## WHAT YOU NEED TO DO
Print nothing but the lines from the start of the listing below through the line that contains "14, 26, 36, 55, 99, 136, 212, 266, 237];". Do not include the pictures.

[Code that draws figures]
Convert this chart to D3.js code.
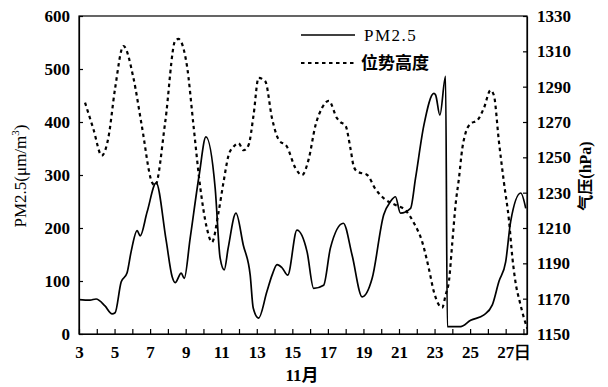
<!DOCTYPE html>
<html lang="zh">

<head>
  <meta charset="UTF-8">
  <script src="https://cdn.jsdelivr.net/npm/d3@7"></script>
  <title>PM2.5 与 位势高度</title>
  <style>
    body { margin: 0; background: #fff; }
    .domain, .tick line { stroke: #000; stroke-width: 1.2; }
  </style>
</head>

<body>
  <svg width="608" height="387"></svg>
  <script>
    // 数据：日期(11月) 与 PM2.5 浓度
    var pmDays = [3.0, 3.62, 3.96, 4.46, 4.86, 5.03, 5.37, 5.70, 5.93, 6.27, 6.44, 6.83, 7.34, 7.90, 8.24, 8.41, 8.75, 8.92, 9.25, 9.76,
      10.14, 10.66, 10.94, 11.17, 11.39, 11.83, 12.24, 12.63, 12.80, 13.10, 13.57, 13.86, 14.14, 14.42, 14.74, 15.26, 15.83, 16.20,
      16.76, 17.14, 17.87, 18.36, 18.93, 19.49, 20.14, 20.52, 20.80, 21.08, 21.65, 21.93, 22.40, 22.96, 23.06, 23.30, 23.62, 23.72,
      24.46, 25.03, 25.78, 26.25, 26.62, 27.0, 27.28, 27.85, 28.13];
    var pmValues = [65, 64, 66, 53, 38, 40, 98, 115, 155, 195, 185, 230, 285, 177, 108, 97, 115, 105, 180, 300,
      372, 275, 143, 121, 162, 228, 168, 111, 49, 30, 80, 111, 131, 125, 111, 196, 155, 86,
      92, 162, 209, 149, 70, 105, 225, 250, 259, 228, 237, 294, 394, 454, 451, 413, 486, 14,
      14, 26, 36, 55, 99, 136, 212, 266, 237];

    // 位势高度 (右轴 hPa)
    var ghDays = [3.34, 3.81, 4.28, 4.65, 5.03, 5.50, 6.06, 6.53, 7.10, 7.28, 7.85, 8.41, 8.59, 9.07, 9.44, 9.82, 10.19, 10.48,
      10.85, 11.13, 11.41, 11.69, 11.97, 12.26, 12.54, 12.82, 13.10, 13.48, 13.86, 14.23, 14.70, 15.17, 15.55, 15.92, 16.30,
      16.67, 17.05, 17.52, 17.70, 17.99, 18.27, 18.45, 18.65, 19.21, 19.68, 20.24, 20.80, 21.37, 21.83, 22.31, 22.68, 22.96,
      23.43, 23.62, 23.81, 24.00, 24.18, 24.37, 24.56, 24.75, 25.03, 25.41, 25.78, 26.15, 26.34, 26.62, 26.90, 27.19, 27.38,
      27.61, 27.75, 28.03, 28.22];
    var ghValues = [1281, 1266, 1251, 1261, 1289, 1313, 1295, 1268, 1236, 1234, 1270, 1316, 1317, 1302, 1268, 1233, 1210, 1202,
      1219, 1236, 1251, 1256, 1258, 1254, 1257, 1274, 1295, 1293, 1272, 1260, 1256, 1244, 1240, 1249, 1268,
      1278, 1282, 1272, 1270, 1268, 1255, 1245, 1242, 1240, 1232, 1226, 1223, 1220, 1213, 1202, 1187, 1174,
      1165, 1172, 1180, 1202, 1223, 1238, 1255, 1264, 1269, 1271, 1278, 1288, 1285, 1259, 1236, 1214, 1193,
      1176, 1170, 1159, 1153];

    var xTickLabels = [3, 5, 7, 9, 11, 13, 15, 17, 19, 21, 23, 25, 27];
    var leftTicks = [0, 100, 200, 300, 400, 500, 600];
    var rightTicks = [1150, 1170, 1190, 1210, 1230, 1250, 1270, 1290, 1310, 1330];

    var marge = { top: 16, bottom: 53, left: 79, right: 81 }
    var svg = d3.select("svg");
    var width = +svg.attr("width");
    var height = +svg.attr("height");
    var w = width - marge.left - marge.right;
    var h = height - marge.top - marge.bottom;
    var g = svg.append("g")
      .attr("transform", `translate(${marge.left},${marge.top})`);

    var xScale = d3.scaleLinear().domain([3, 28.2]).range([0, w]);
    var yLeft = d3.scaleLinear().domain([0, 600]).range([h, 0]);
    var yRight = d3.scaleLinear().domain([1150, 1330]).range([h, 0]);

    var serif = "'Liberation Serif', 'Times New Roman', serif";

    // 边框
    g.append("rect")
      .attr("width", w).attr("height", h)
      .attr("fill", "none").attr("stroke", "#000").attr("stroke-width", 1.2);

    // x 轴，刻度向内
    var xAxis = d3.axisBottom(xScale)
      .tickValues(d3.range(3, 29))
      .tickSizeInner(-5).tickSizeOuter(0)
      .tickPadding(12)
      .tickFormat(d => xTickLabels.includes(d) ? (d === 27 ? "27日" : d) : "");
    var gx = g.append("g")
      .attr("transform", "translate(0," + h + ")")
      .call(xAxis);
    gx.selectAll(".tick text")
      .filter(d => d === 27)
      .attr("text-anchor", "start")
      .attr("dx", -9);

    var gl = g.append("g")
      .call(d3.axisLeft(yLeft).tickValues(leftTicks).tickSizeInner(-4).tickSizeOuter(0).tickPadding(9));

    var gr = g.append("g")
      .attr("transform", "translate(" + w + ",0)")
      .call(d3.axisRight(yRight).tickValues(rightTicks).tickFormat(d3.format("d"))
        .tickSizeInner(-4).tickSizeOuter(0).tickPadding(10));

    [gx, gl, gr].forEach(a => a.selectAll(".tick text")
      .style("font-family", serif)
      .style("font-weight", "bold")
      .style("font-size", "17px")
      .style("fill", "#000"));

    // 折线
    g.append("clipPath").attr("id", "clip")
      .append("rect").attr("width", w).attr("height", h);

    var pmLine = d3.line()
      .x((d, i) => xScale(pmDays[i]))
      .y(d => yLeft(d))
      .curve(d3.curveMonotoneX);
    var ghLine = d3.line()
      .x((d, i) => xScale(ghDays[i]))
      .y(d => yRight(d))
      .curve(d3.curveMonotoneX);

    g.append("path")
      .attr("d", ghLine(ghValues))
      .attr("clip-path", "url(#clip)")
      .attr("fill", "none").attr("stroke", "#000")
      .attr("stroke-width", 2.2).attr("stroke-dasharray", "3.5,3.5");

    g.append("path")
      .attr("d", pmLine(pmValues))
      .attr("clip-path", "url(#clip)")
      .attr("fill", "none").attr("stroke", "#000")
      .attr("stroke-width", 1.7);

    // 图例
    var lg = svg.append("g");
    lg.append("line").attr("x1", 301).attr("x2", 355).attr("y1", 35).attr("y2", 35)
      .attr("stroke", "#000").attr("stroke-width", 1.7);
    lg.append("text").attr("x", 364).attr("y", 41)
      .style("font-family", serif).style("font-size", "17px")
      .attr("letter-spacing", 1.5)
      .text("PM2.5");
    lg.append("line").attr("x1", 301).attr("x2", 355).attr("y1", 63).attr("y2", 63)
      .attr("stroke", "#000").attr("stroke-width", 2.2).attr("stroke-dasharray", "3.5,3.5");
    lg.append("text").attr("x", 361).attr("y", 69)
      .style("font-family", "'Noto Sans CJK SC'").style("font-weight", "bold").style("font-size", "17px")
      .text("位势高度");

    // 轴标题
    svg.append("text")
      .attr("transform", "translate(26,176) rotate(-90)")
      .attr("text-anchor", "middle")
      .style("font-family", serif).style("font-size", "17px")
      .html("PM2.5(μm/m<tspan dy='-7' font-size='11'>3</tspan><tspan dy='7'>)</tspan>");

    svg.append("text")
      .attr("transform", "translate(591,176) rotate(-90)")
      .attr("text-anchor", "middle")
      .style("font-family", serif + ", 'Noto Sans CJK SC'").style("font-size", "16px").style("font-weight", "bold")
      .text("气压(hPa)");

    svg.append("text")
      .attr("x", 302).attr("y", 381)
      .attr("text-anchor", "middle")
      .style("font-family", serif + ", 'Noto Sans CJK SC'").style("font-size", "17px").style("font-weight", "bold")
      .text("11月");
  </script>
</body>

</html>
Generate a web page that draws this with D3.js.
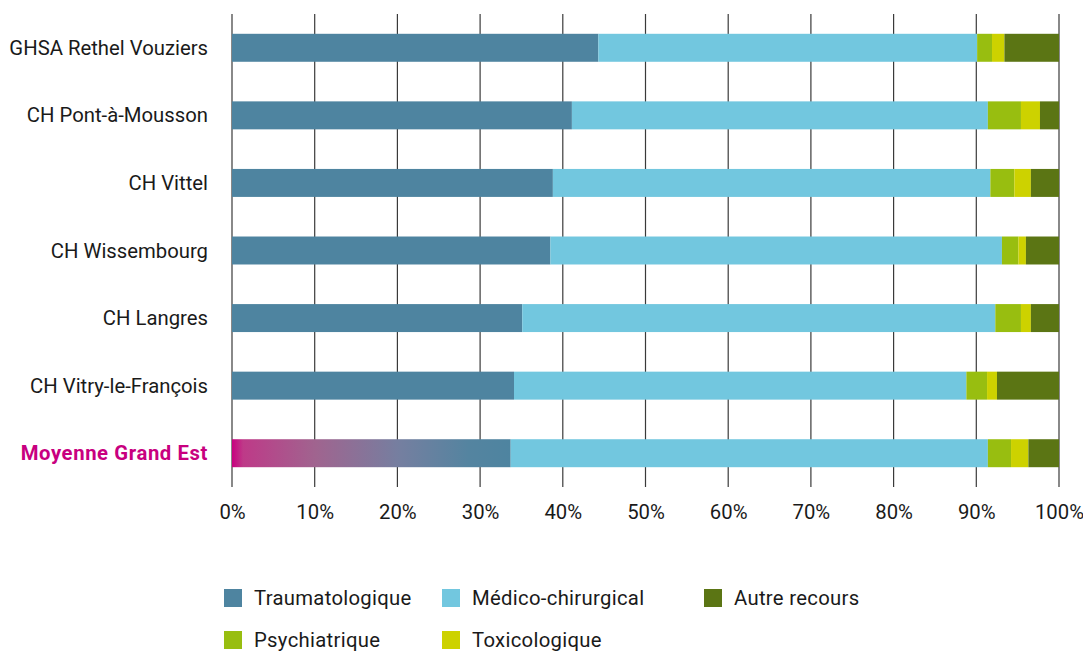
<!DOCTYPE html>
<html><head><meta charset="utf-8">
<script src="https://cdn.jsdelivr.net/npm/d3@7"></script>
<style>
body{margin:0;background:#fff;}
svg{display:block;font-family:Roboto,"Noto Sans",sans-serif;}
</style></head>
<body><svg id="c" width="1083" height="654"></svg>
<script>
const categories = ["GHSA Rethel Vouziers","CH Pont-à-Mousson","CH Vittel","CH Wissembourg","CH Langres","CH Vitry-le-François","Moyenne Grand Est"];
const seriesNames = ["Traumatologique","Médico-chirurgical","Psychiatrique","Toxicologique","Autre recours"];
const traumatologique = [44.3, 41.1, 38.8, 38.5, 35.1, 34.1, 33.7];
const medicoChirurgical = [45.8, 50.3, 52.9, 54.6, 57.2, 54.7, 57.7];
const psychiatrique = [1.8, 4.0, 2.9, 2.0, 3.1, 2.5, 2.8];
const toxicologique = [1.5, 2.3, 2.0, 0.9, 1.2, 1.2, 2.1];
const autreRecours = [6.6, 2.3, 3.4, 4.0, 3.4, 7.5, 3.7];
const tickValues = [0,10,20,30,40,50,60,70,80,90,100];
const colors = ["#4E84A0","#72C7DF","#98BE10","#CDD200","#5B7514"];
const legendOrder = [[0,1,4],[2,3]];

const series = [traumatologique, medicoChirurgical, psychiatrique, toxicologique, autreRecours];
const data = categories.map((c,i)=>{const o={cat:c}; seriesNames.forEach((s,j)=>o[s]=series[j][i]); return o;});
const stacked = d3.stack().keys(seriesNames)(data);

const svg = d3.select("#c");
const x = d3.scaleLinear().domain([0,100]).range([232,1059]);
const y = d3.scaleBand().domain(categories).range([14,487]).paddingInner(0.586).paddingOuter(0.293);
const FS = 20.3;

const defs = svg.append("defs");
const grad = defs.append("linearGradient").attr("id","gmoy").attr("x1","0%").attr("x2","100%");
[[0,"#C8007F"],[0.04,"#BE3A88"],[0.3,"#A0648F"],[0.6,"#757FA0"],[0.85,"#5484A0"],[1,"#4E84A0"]]
  .forEach(s=>grad.append("stop").attr("offset",s[0]).attr("stop-color",s[1]));

// gridlines
svg.append("g").selectAll("line").data(tickValues).join("line")
  .attr("x1",d=>x(d)).attr("x2",d=>x(d)).attr("y1",14).attr("y2",487)
  .attr("stroke","#3a3a3a").attr("stroke-width",1.2);

// bars
svg.append("g").selectAll("g").data(stacked).join("g")
  .attr("fill",(d,i)=>colors[i])
  .selectAll("rect").data(d=>d).join("rect")
  .attr("x",d=>x(d[0])).attr("width",d=>x(d[1])-x(d[0]))
  .attr("y",d=>y(d.data.cat)).attr("height",y.bandwidth())
  .attr("fill",function(d){const k=d3.select(this.parentNode).datum().key; return (k===seriesNames[0] && d.data.cat==="Moyenne Grand Est")?"url(#gmoy)":null;});

// category labels
svg.append("g").selectAll("text").data(categories).join("text")
  .attr("x",208).attr("y",d=>y(d)+y.bandwidth()/2).attr("dy","0.35em")
  .attr("text-anchor","end").attr("font-size",FS)
  .attr("fill",d=>d==="Moyenne Grand Est"?"#C8007F":"#1a1a1a")
  .attr("font-weight",d=>d==="Moyenne Grand Est"?700:400)
  .attr("letter-spacing",d=>d==="Moyenne Grand Est"?0.6:0)
  .text(d=>d);

// x axis labels
const xAxis = d3.axisBottom(x).tickValues(tickValues).tickFormat(d=>d+"%").tickSize(0).tickPadding(0);
const ax = svg.append("g").attr("transform","translate(0,512)").call(xAxis);
ax.select(".domain").remove();
ax.selectAll("text").attr("font-size",FS).attr("fill","#1a1a1a").attr("font-family","Roboto,sans-serif").attr("dy","0.35em");

// legend
const legX = [[224,442,704],[224,442]];
const legY = [598,640];
legendOrder.forEach((row,r)=>row.forEach((si,c)=>{
  const g = svg.append("g").attr("transform",`translate(${legX[r][c]},${legY[r]})`);
  g.append("rect").attr("x",0).attr("y",-9).attr("width",18).attr("height",18).attr("fill",colors[si]);
  g.append("text").attr("x",30).attr("y",0).attr("dy","0.35em").attr("font-size",FS).attr("letter-spacing",0.3).attr("fill","#1a1a1a").text(seriesNames[si]);
}));
</script></body></html>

## RESULT OF THE EXERCISE
Convert this chart to D3.js code.
<!DOCTYPE html>
<html lang="zh">

<head>
  <meta charset="UTF-8">
  <script src="https://cdn.jsdelivr.net/npm/d3@7"></script>
  <title>PM2.5 与 位势高度</title>
  <style>
    body { margin: 0; background: #fff; }
    .domain, .tick line { stroke: #000; stroke-width: 1.2; }
  </style>
</head>

<body>
  <svg width="608" height="387"></svg>
  <script>
    // 数据：日期(11月) 与 PM2.5 浓度
    var pmDays = [3.0, 3.62, 3.96, 4.46, 4.86, 5.03, 5.37, 5.70, 5.93, 6.27, 6.44, 6.83, 7.34, 7.90, 8.24, 8.41, 8.75, 8.92, 9.25, 9.76,
      10.14, 10.66, 10.94, 11.17, 11.39, 11.83, 12.24, 12.63, 12.80, 13.10, 13.57, 13.86, 14.14, 14.42, 14.74, 15.26, 15.83, 16.20,
      16.76, 17.14, 17.87, 18.36, 18.93, 19.49, 20.14, 20.52, 20.80, 21.08, 21.65, 21.93, 22.40, 22.96, 23.06, 23.30, 23.62, 23.72,
      24.46, 25.03, 25.78, 26.25, 26.62, 27.0, 27.28, 27.85, 28.13];
    var pmValues = [65, 64, 66, 53, 38, 40, 98, 115, 155, 195, 185, 230, 285, 177, 108, 97, 115, 105, 180, 300,
      372, 275, 143, 121, 162, 228, 168, 111, 49, 30, 80, 111, 131, 125, 111, 196, 155, 86,
      92, 162, 209, 149, 70, 105, 225, 250, 259, 228, 237, 294, 394, 454, 451, 413, 486, 14,
      14, 26, 36, 55, 99, 136, 212, 266, 237];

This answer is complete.